== Recorded data

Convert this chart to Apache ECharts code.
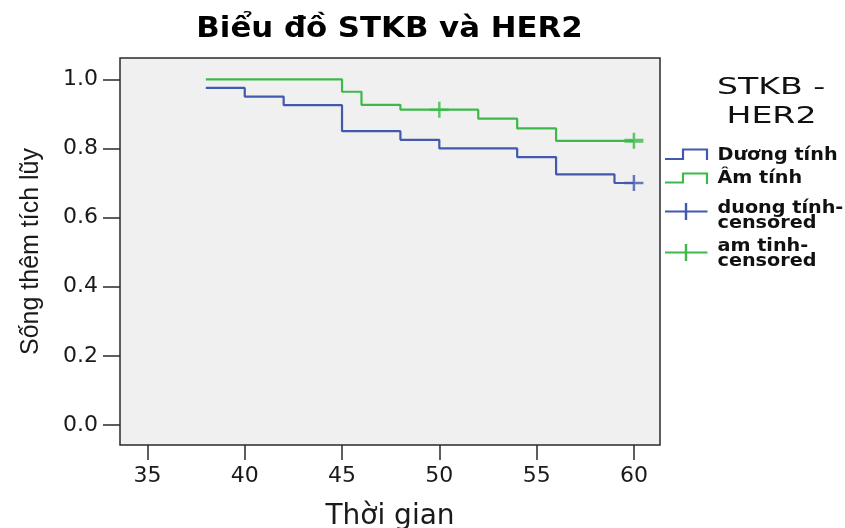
<!DOCTYPE html>
<html><head><meta charset="utf-8">
<script src="https://cdn.jsdelivr.net/npm/echarts@6/dist/echarts.min.js"></script>
<style>html,body{margin:0;padding:0;background:#fff}#c{width:845px;height:528px}</style>
</head><body><div id="c"></div>
<script>
// ---- texts ----
const titleText = 'Biểu đồ STKB và HER2';
const xName = 'Thời gian';
const yName = 'Sống thêm tích lũy';
const legendTitleLines = ['STKB -', 'HER2'];
const seriesNames = ['Dương tính', 'Âm tính', 'duong tính-\ncensored', 'am tinh-\ncensored'];
// ---- ticks ----
const xTicks = [35, 40, 45, 50, 55, 60];
const yTicks = [0, 0.2, 0.4, 0.6, 0.8, 1.0];
// ---- data (Kaplan-Meier steps) ----
const posTimes = [38, 40, 42, 45, 48, 50, 54, 56, 59, 60];
const posSurv  = [0.975, 0.95, 0.925, 0.85, 0.825, 0.80, 0.775, 0.725, 0.70, 0.70];
const negTimes = [38, 45, 46, 48, 52, 54, 56, 60];
const negSurv  = [1.0, 0.964, 0.926, 0.912, 0.886, 0.858, 0.822, 0.822];
const posCensTimes = [60];
const posCensSurv  = [0.70];
const negCensTimes = [50, 60];
const negCensSurv  = [0.912, 0.822];

const C_POS = '#4259ad';
const C_NEG = '#3cb94a';
const PLUS = 'path://M8.25,0H10.75V6.75H19V9.25H10.75V16H8.25V9.25H0V6.75H8.25Z';
const PLUS_THICK = 'path://M8.25,0H10.75V6H19V10H10.75V16H8.25V10H0V6H8.25Z';

const zip = (a, b) => a.map((t, i) => [t, b[i]]);

const chart = echarts.init(document.getElementById('c'), null, {renderer: 'canvas'});

function label(x, y, text, o) {
  return {
    type: 'text', x: x, y: y, scaleX: o.scaleX || 1, silent: true,
    style: {
      text: text, fill: o.fill || '#111',
      fontSize: o.fontSize, fontFamily: o.fontFamily || 'DejaVu Sans',
      fontWeight: o.fontWeight || 'normal',
      align: o.align || 'left', verticalAlign: 'middle',
      lineHeight: o.lineHeight || o.fontSize
    }
  };
}

const LX0 = 665, LX1 = 707.5, LT = 717.5;
const graphics = [
  label(389.5, 30, titleText, {fontSize: 27.5, fontWeight: 'bold', align: 'center', scaleX: 1.12, fill: '#000'}),
  label(771, 88.3, legendTitleLines[0], {fontSize: 23, align: 'center', scaleX: 1.44}),
  label(771.5, 116.7, legendTitleLines[1], {fontSize: 23, align: 'center', scaleX: 1.44}),
  // item 1 icon (step)
  {type: 'polyline', silent: true, shape: {points: [[LX0, 159], [683, 159], [683, 149.5], [707, 149.5], [707, 160]]},
   style: {stroke: C_POS, lineWidth: 2.2, fill: null}},
  label(LT, 156, seriesNames[0], {fontSize: 17, fontWeight: 'bold', scaleX: 1.13}),
  // item 2 icon (step)
  {type: 'polyline', silent: true, shape: {points: [[LX0, 182.5], [683, 182.5], [683, 173.5], [707, 173.5], [707, 184]]},
   style: {stroke: C_NEG, lineWidth: 2.2, fill: null}},
  label(LT, 179, seriesNames[1], {fontSize: 17, fontWeight: 'bold', scaleX: 1.13}),
  // item 3 icon (censored)
  {type: 'line', silent: true, shape: {x1: LX0, y1: 211.5, x2: LX1, y2: 211.5}, style: {stroke: C_POS, lineWidth: 2.2}},
  {type: 'line', silent: true, shape: {x1: 686, y1: 203, x2: 686, y2: 220}, style: {stroke: C_POS, lineWidth: 2.4}},
  label(LT, 216.2, seriesNames[2], {fontSize: 17, fontWeight: 'bold', scaleX: 1.13, lineHeight: 15.5}),
  // item 4 icon (censored)
  {type: 'line', silent: true, shape: {x1: LX0, y1: 252.5, x2: LX1, y2: 252.5}, style: {stroke: C_NEG, lineWidth: 2.2}},
  {type: 'line', silent: true, shape: {x1: 686, y1: 244, x2: 686, y2: 261}, style: {stroke: C_NEG, lineWidth: 2.4}},
  label(LT, 254.2, seriesNames[3], {fontSize: 17, fontWeight: 'bold', scaleX: 1.13, lineHeight: 15.5})
];

const option = {
  animation: false,
  backgroundColor: '#ffffff',
  grid: {
    left: 120, right: 185, top: 58, bottom: 83,
    outerBoundsMode: 'none', containLabel: false,
    show: true, backgroundColor: '#f0f0f0', borderColor: '#2a2a2a', borderWidth: 1.5
  },
  xAxis: {
    type: 'value', min: 33.59, max: 61.34,
    axisLine: {show: false, onZero: false},
    splitLine: {show: false},
    axisTick: {show: true, customValues: xTicks, length: 15, lineStyle: {color: '#2a2a2a', width: 1.5}},
    axisLabel: {customValues: xTicks, fontSize: 22, fontFamily: 'DejaVu Sans', color: '#1a1a1a', margin: 20},
    name: xName, nameLocation: 'middle', nameGap: 58,
    nameTextStyle: {fontSize: 28, fontFamily: 'DejaVu Sans', color: '#1a1a1a'}
  },
  yAxis: {
    type: 'value', min: -0.058, max: 1.0616,
    axisLine: {show: false, onZero: false},
    splitLine: {show: false},
    axisTick: {show: true, customValues: yTicks, length: 17, lineStyle: {color: '#2a2a2a', width: 1.5}},
    axisLabel: {customValues: yTicks, fontSize: 22, fontFamily: 'DejaVu Sans', color: '#1a1a1a', margin: 22,
                formatter: v => v.toFixed(1)},
    name: yName, nameLocation: 'middle', nameRotate: 90, nameGap: 76,
    nameTextStyle: {fontSize: 25, fontFamily: 'Liberation Sans', color: '#1a1a1a'}
  },
  series: [
    {name: seriesNames[0], type: 'line', step: 'end', data: zip(posTimes, posSurv),
     showSymbol: false, symbol: 'none', lineStyle: {color: C_POS, width: 2.2}, itemStyle: {color: C_POS}, silent: true, z: 3},
    {name: seriesNames[1], type: 'line', step: 'end', data: zip(negTimes, negSurv),
     showSymbol: false, symbol: 'none', lineStyle: {color: C_NEG, width: 2.2}, itemStyle: {color: C_NEG}, silent: true, z: 3},
    {name: seriesNames[2], type: 'scatter', data: zip(posCensTimes, posCensSurv),
     symbol: PLUS, symbolSize: [19, 16], itemStyle: {color: C_POS}, silent: true, z: 4},
    {name: seriesNames[3], type: 'scatter',
     data: zip(negCensTimes, negCensSurv).map((p, i) => i === negCensTimes.length - 1 ? {value: p, symbol: PLUS_THICK} : p),
     symbol: PLUS, symbolSize: [19, 16], itemStyle: {color: C_NEG}, silent: true, z: 4}
  ],
  graphic: graphics
};
chart.setOption(option);
</script>
</body></html>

====

▶ Task
Copy all the lines of data exactly as they appear, dropping any images.

▶ Solved problem
Convert this chart to Apache ECharts code.
<!DOCTYPE html>
<html><head><meta charset="utf-8">
<script src="https://cdn.jsdelivr.net/npm/echarts@6/dist/echarts.min.js"></script>
<style>html,body{margin:0;padding:0;background:#fff}#c{width:845px;height:528px}</style>
</head><body><div id="c"></div>
<script>
// ---- texts ----
const titleText = 'Biểu đồ STKB và HER2';
const xName = 'Thời gian';
const yName = 'Sống thêm tích lũy';
const legendTitleLines = ['STKB -', 'HER2'];
const seriesNames = ['Dương tính', 'Âm tính', 'duong tính-\ncensored', 'am tinh-\ncensored'];
// ---- ticks ----
const xTicks = [35, 40, 45, 50, 55, 60];
const yTicks = [0, 0.2, 0.4, 0.6, 0.8, 1.0];
// ---- data (Kaplan-Meier steps) ----
const posTimes = [38, 40, 42, 45, 48, 50, 54, 56, 59, 60];
const posSurv  = [0.975, 0.95, 0.925, 0.85, 0.825, 0.80, 0.775, 0.725, 0.70, 0.70];
const negTimes = [38, 45, 46, 48, 52, 54, 56, 60];
const negSurv  = [1.0, 0.964, 0.926, 0.912, 0.886, 0.858, 0.822, 0.822];
const posCensTimes = [60];
const posCensSurv  = [0.70];
const negCensTimes = [50, 60];
const negCensSurv  = [0.912, 0.822];

const C_POS = '#4259ad';
const C_NEG = '#3cb94a';
const PLUS = 'path://M8.25,0H10.75V6.75H19V9.25H10.75V16H8.25V9.25H0V6.75H8.25Z';
const PLUS_THICK = 'path://M8.25,0H10.75V6H19V10H10.75V16H8.25V10H0V6H8.25Z';

const zip = (a, b) => a.map((t, i) => [t, b[i]]);

const chart = echarts.init(document.getElementById('c'), null, {renderer: 'canvas'});

function label(x, y, text, o) {
  return {
    type: 'text', x: x, y: y, scaleX: o.scaleX || 1, silent: true,
    style: {
      text: text, fill: o.fill || '#111',
      fontSize: o.fontSize, fontFamily: o.fontFamily || 'DejaVu Sans',
      fontWeight: o.fontWeight || 'normal',
      align: o.align || 'left', verticalAlign: 'middle',
      lineHeight: o.lineHeight || o.fontSize
    }
  };
}

const LX0 = 665, LX1 = 707.5, LT = 717.5;
const graphics = [
  label(389.5, 30, titleText, {fontSize: 27.5, fontWeight: 'bold', align: 'center', scaleX: 1.12, fill: '#000'}),
  label(771, 88.3, legendTitleLines[0], {fontSize: 23, align: 'center', scaleX: 1.44}),
  label(771.5, 116.7, legendTitleLines[1], {fontSize: 23, align: 'center', scaleX: 1.44}),
  // item 1 icon (step)
  {type: 'polyline', silent: true, shape: {points: [[LX0, 159], [683, 159], [683, 149.5], [707, 149.5], [707, 160]]},
   style: {stroke: C_POS, lineWidth: 2.2, fill: null}},
  label(LT, 156, seriesNames[0], {fontSize: 17, fontWeight: 'bold', scaleX: 1.13}),
  // item 2 icon (step)
  {type: 'polyline', silent: true, shape: {points: [[LX0, 182.5], [683, 182.5], [683, 173.5], [707, 173.5], [707, 184]]},
   style: {stroke: C_NEG, lineWidth: 2.2, fill: null}},
  label(LT, 179, seriesNames[1], {fontSize: 17, fontWeight: 'bold', scaleX: 1.13}),
  // item 3 icon (censored)
  {type: 'line', silent: true, shape: {x1: LX0, y1: 211.5, x2: LX1, y2: 211.5}, style: {stroke: C_POS, lineWidth: 2.2}},
  {type: 'line', silent: true, shape: {x1: 686, y1: 203, x2: 686, y2: 220}, style: {stroke: C_POS, lineWidth: 2.4}},
  label(LT, 216.2, seriesNames[2], {fontSize: 17, fontWeight: 'bold', scaleX: 1.13, lineHeight: 15.5}),
  // item 4 icon (censored)
  {type: 'line', silent: true, shape: {x1: LX0, y1: 252.5, x2: LX1, y2: 252.5}, style: {stroke: C_NEG, lineWidth: 2.2}},
  {type: 'line', silent: true, shape: {x1: 686, y1: 244, x2: 686, y2: 261}, style: {stroke: C_NEG, lineWidth: 2.4}},
  label(LT, 254.2, seriesNames[3], {fontSize: 17, fontWeight: 'bold', scaleX: 1.13, lineHeight: 15.5})
];

const option = {
  animation: false,
  backgroundColor: '#ffffff',
  grid: {
    left: 120, right: 185, top: 58, bottom: 83,
    outerBoundsMode: 'none', containLabel: false,
    show: true, backgroundColor: '#f0f0f0', borderColor: '#2a2a2a', borderWidth: 1.5
  },
  xAxis: {
    type: 'value', min: 33.59, max: 61.34,
    axisLine: {show: false, onZero: false},
    splitLine: {show: false},
    axisTick: {show: true, customValues: xTicks, length: 15, lineStyle: {color: '#2a2a2a', width: 1.5}},
    axisLabel: {customValues: xTicks, fontSize: 22, fontFamily: 'DejaVu Sans', color: '#1a1a1a', margin: 20},
    name: xName, nameLocation: 'middle', nameGap: 58,
    nameTextStyle: {fontSize: 28, fontFamily: 'DejaVu Sans', color: '#1a1a1a'}
  },
  yAxis: {
    type: 'value', min: -0.058, max: 1.0616,
    axisLine: {show: false, onZero: false},
    splitLine: {show: false},
    axisTick: {show: true, customValues: yTicks, length: 17, lineStyle: {color: '#2a2a2a', width: 1.5}},
    axisLabel: {customValues: yTicks, fontSize: 22, fontFamily: 'DejaVu Sans', color: '#1a1a1a', margin: 22,
                formatter: v => v.toFixed(1)},
    name: yName, nameLocation: 'middle', nameRotate: 90, nameGap: 76,
    nameTextStyle: {fontSize: 25, fontFamily: 'Liberation Sans', color: '#1a1a1a'}
  },
  series: [
    {name: seriesNames[0], type: 'line', step: 'end', data: zip(posTimes, posSurv),
     showSymbol: false, symbol: 'none', lineStyle: {color: C_POS, width: 2.2}, itemStyle: {color: C_POS}, silent: true, z: 3},
    {name: seriesNames[1], type: 'line', step: 'end', data: zip(negTimes, negSurv),
     showSymbol: false, symbol: 'none', lineStyle: {color: C_NEG, width: 2.2}, itemStyle: {color: C_NEG}, silent: true, z: 3},
    {name: seriesNames[2], type: 'scatter', data: zip(posCensTimes, posCensSurv),
     symbol: PLUS, symbolSize: [19, 16], itemStyle: {color: C_POS}, silent: true, z: 4},
    {name: seriesNames[3], type: 'scatter',
     data: zip(negCensTimes, negCensSurv).map((p, i) => i === negCensTimes.length - 1 ? {value: p, symbol: PLUS_THICK} : p),
     symbol: PLUS, symbolSize: [19, 16], itemStyle: {color: C_NEG}, silent: true, z: 4}
  ],
  graphic: graphics
};
chart.setOption(option);
</script>
</body></html>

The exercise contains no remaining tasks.